◆ **STATED EXERCISE**: Starting at the first line of the listing below, repeat each line up to and including the one containing "from matplotlib.transforms import". Leave out pictures.

....

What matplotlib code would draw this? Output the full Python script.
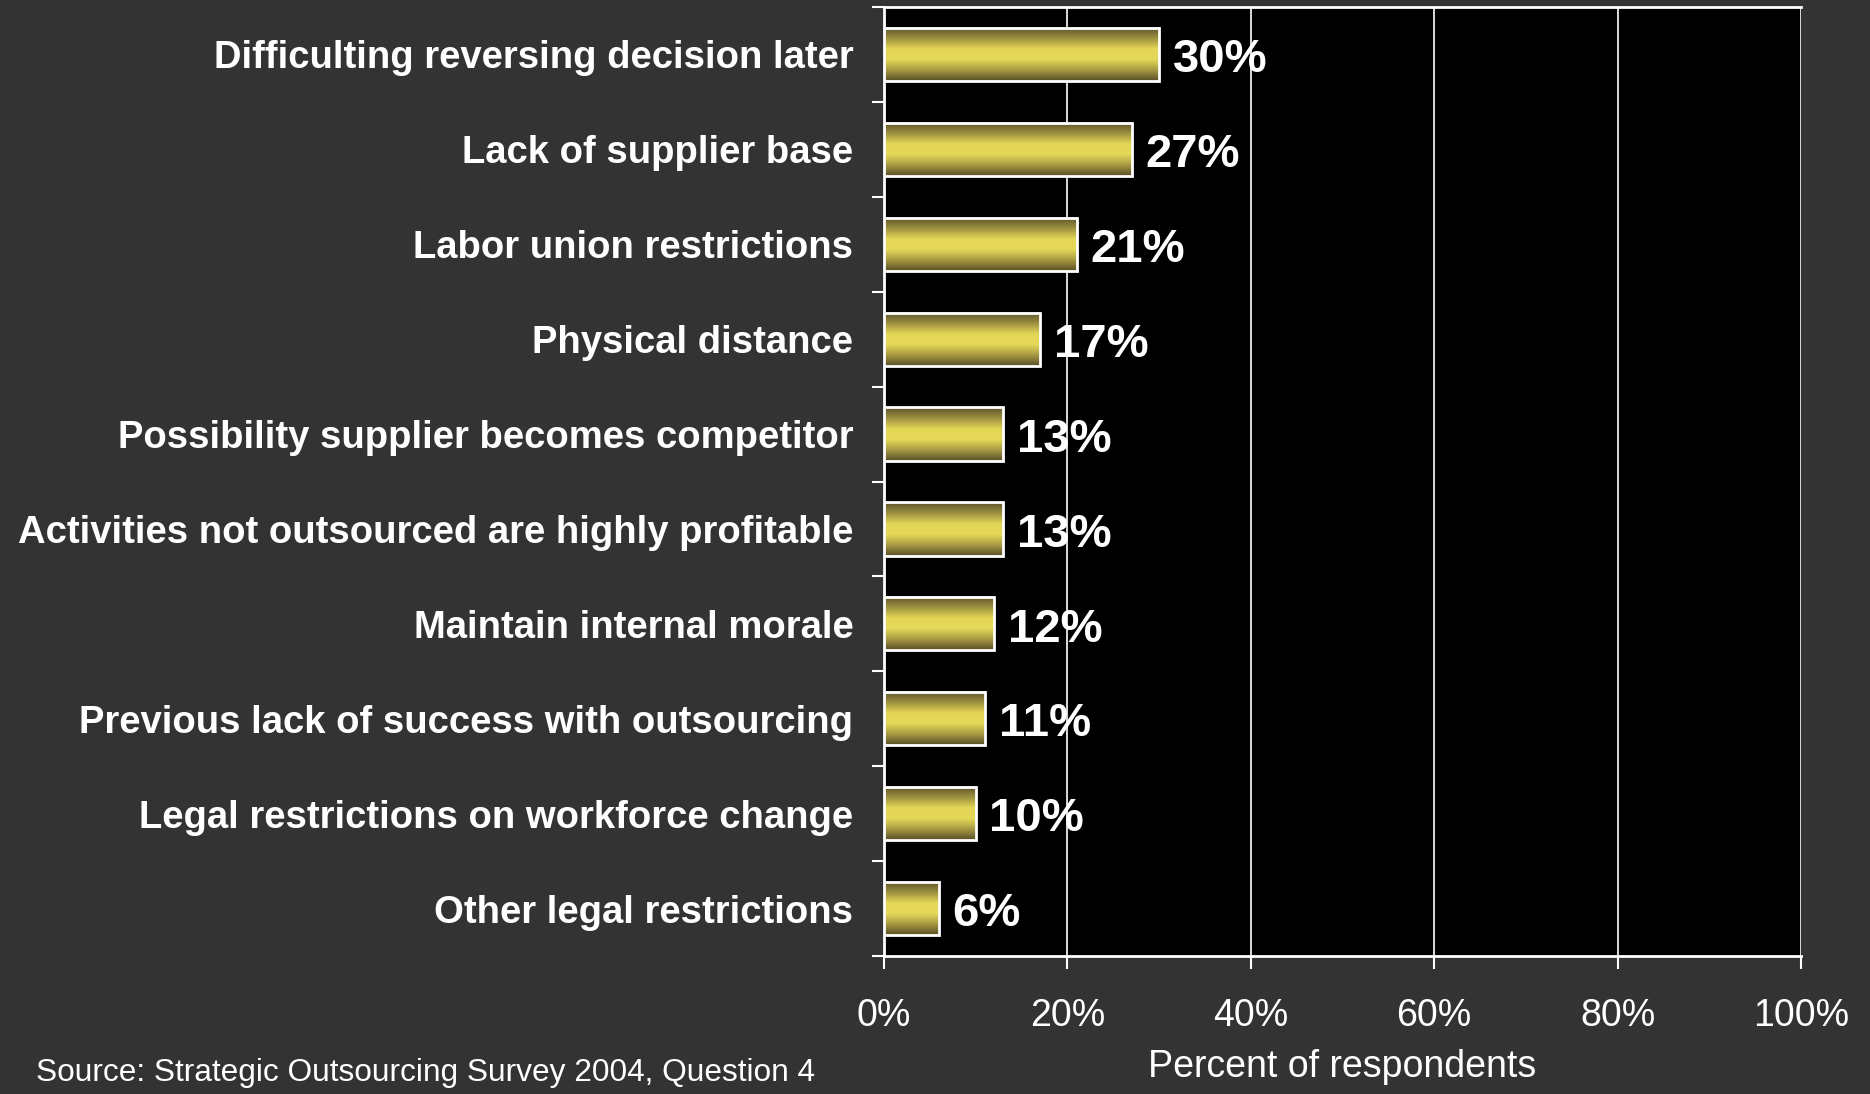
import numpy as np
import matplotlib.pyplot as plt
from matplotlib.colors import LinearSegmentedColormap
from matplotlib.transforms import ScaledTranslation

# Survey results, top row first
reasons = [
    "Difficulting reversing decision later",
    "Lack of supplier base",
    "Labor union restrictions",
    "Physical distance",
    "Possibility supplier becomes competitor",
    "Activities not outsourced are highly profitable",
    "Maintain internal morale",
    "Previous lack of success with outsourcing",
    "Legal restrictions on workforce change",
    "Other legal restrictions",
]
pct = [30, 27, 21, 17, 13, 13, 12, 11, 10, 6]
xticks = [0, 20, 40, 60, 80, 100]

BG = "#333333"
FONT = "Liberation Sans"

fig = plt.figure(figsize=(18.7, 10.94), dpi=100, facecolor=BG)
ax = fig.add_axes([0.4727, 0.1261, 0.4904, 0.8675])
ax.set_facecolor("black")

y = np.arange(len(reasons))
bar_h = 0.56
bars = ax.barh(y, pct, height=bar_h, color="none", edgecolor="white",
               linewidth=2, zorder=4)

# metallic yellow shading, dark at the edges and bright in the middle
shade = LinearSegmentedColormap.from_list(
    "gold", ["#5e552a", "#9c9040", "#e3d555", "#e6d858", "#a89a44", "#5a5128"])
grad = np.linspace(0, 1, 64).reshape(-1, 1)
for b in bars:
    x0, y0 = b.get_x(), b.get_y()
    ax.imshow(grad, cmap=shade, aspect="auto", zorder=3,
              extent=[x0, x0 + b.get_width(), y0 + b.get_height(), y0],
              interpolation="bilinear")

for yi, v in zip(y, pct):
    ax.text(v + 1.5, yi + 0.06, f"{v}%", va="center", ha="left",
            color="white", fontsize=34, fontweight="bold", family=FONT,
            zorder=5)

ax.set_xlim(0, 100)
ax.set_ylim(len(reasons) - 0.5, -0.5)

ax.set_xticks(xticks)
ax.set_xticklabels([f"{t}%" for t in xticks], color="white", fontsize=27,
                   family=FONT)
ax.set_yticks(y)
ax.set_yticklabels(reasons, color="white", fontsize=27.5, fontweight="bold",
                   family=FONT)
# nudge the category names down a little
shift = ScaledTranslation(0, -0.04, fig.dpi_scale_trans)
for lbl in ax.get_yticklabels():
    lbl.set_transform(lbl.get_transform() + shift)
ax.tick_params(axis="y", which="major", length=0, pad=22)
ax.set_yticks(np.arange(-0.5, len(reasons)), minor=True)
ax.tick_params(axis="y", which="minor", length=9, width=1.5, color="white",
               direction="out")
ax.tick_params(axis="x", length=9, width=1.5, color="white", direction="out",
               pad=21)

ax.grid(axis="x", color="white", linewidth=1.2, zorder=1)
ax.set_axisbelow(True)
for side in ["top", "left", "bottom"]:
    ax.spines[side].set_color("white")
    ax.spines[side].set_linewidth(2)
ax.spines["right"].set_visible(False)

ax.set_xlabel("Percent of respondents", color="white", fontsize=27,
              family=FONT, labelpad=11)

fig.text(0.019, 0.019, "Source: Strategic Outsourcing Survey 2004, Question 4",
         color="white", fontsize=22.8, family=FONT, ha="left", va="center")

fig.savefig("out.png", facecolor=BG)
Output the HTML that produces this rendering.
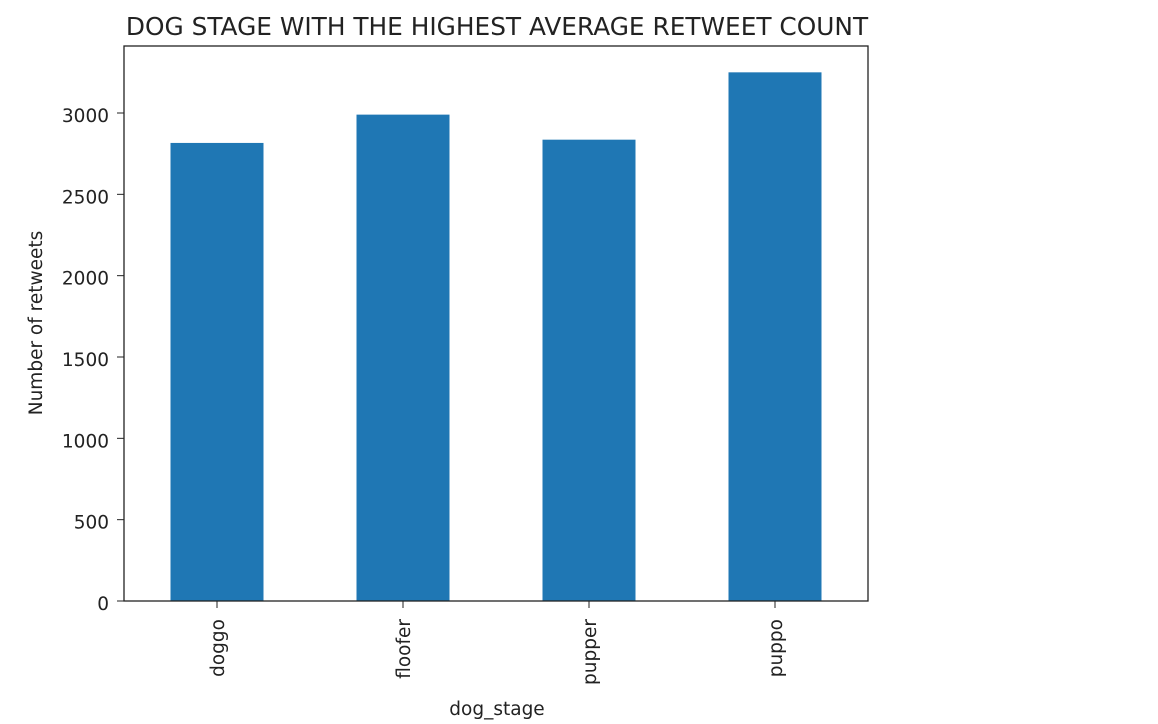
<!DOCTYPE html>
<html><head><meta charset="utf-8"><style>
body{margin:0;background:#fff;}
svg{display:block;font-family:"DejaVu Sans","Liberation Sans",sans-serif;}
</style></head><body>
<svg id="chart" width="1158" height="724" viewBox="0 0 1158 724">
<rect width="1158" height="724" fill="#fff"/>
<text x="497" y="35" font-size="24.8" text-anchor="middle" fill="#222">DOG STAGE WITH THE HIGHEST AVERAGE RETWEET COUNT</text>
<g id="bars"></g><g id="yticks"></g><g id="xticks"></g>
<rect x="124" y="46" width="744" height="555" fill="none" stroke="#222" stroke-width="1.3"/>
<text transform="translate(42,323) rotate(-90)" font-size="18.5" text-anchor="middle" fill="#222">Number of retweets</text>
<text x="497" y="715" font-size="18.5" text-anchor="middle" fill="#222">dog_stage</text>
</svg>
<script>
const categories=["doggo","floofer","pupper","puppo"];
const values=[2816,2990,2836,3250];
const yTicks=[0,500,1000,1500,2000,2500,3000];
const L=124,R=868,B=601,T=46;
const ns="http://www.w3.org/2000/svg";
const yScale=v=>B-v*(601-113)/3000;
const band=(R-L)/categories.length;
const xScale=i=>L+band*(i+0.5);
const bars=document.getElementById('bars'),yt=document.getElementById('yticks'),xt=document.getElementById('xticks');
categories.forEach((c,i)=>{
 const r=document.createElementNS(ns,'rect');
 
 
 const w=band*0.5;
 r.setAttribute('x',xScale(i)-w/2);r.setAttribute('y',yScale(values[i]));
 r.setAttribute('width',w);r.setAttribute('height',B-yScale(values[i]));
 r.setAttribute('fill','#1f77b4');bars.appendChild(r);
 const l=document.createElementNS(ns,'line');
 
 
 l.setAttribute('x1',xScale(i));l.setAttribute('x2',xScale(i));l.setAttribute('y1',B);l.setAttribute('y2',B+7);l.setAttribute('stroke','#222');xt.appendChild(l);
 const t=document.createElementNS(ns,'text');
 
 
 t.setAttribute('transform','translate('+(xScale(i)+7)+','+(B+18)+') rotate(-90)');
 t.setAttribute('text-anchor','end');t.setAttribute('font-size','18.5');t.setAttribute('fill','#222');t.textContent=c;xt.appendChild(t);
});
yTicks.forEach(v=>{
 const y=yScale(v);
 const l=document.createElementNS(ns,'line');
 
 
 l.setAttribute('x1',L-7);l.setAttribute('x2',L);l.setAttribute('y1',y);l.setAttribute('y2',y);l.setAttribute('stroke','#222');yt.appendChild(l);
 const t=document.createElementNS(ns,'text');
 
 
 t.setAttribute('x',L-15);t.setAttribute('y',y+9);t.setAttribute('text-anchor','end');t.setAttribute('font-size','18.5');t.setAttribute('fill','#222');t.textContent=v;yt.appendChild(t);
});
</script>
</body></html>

....

◆ **RESULT OF THIS TASK**:
What matplotlib code would draw this? Output the full Python script.
import numpy as np
import matplotlib.pyplot as plt
from matplotlib.colors import LinearSegmentedColormap
from matplotlib.transforms import ScaledTranslation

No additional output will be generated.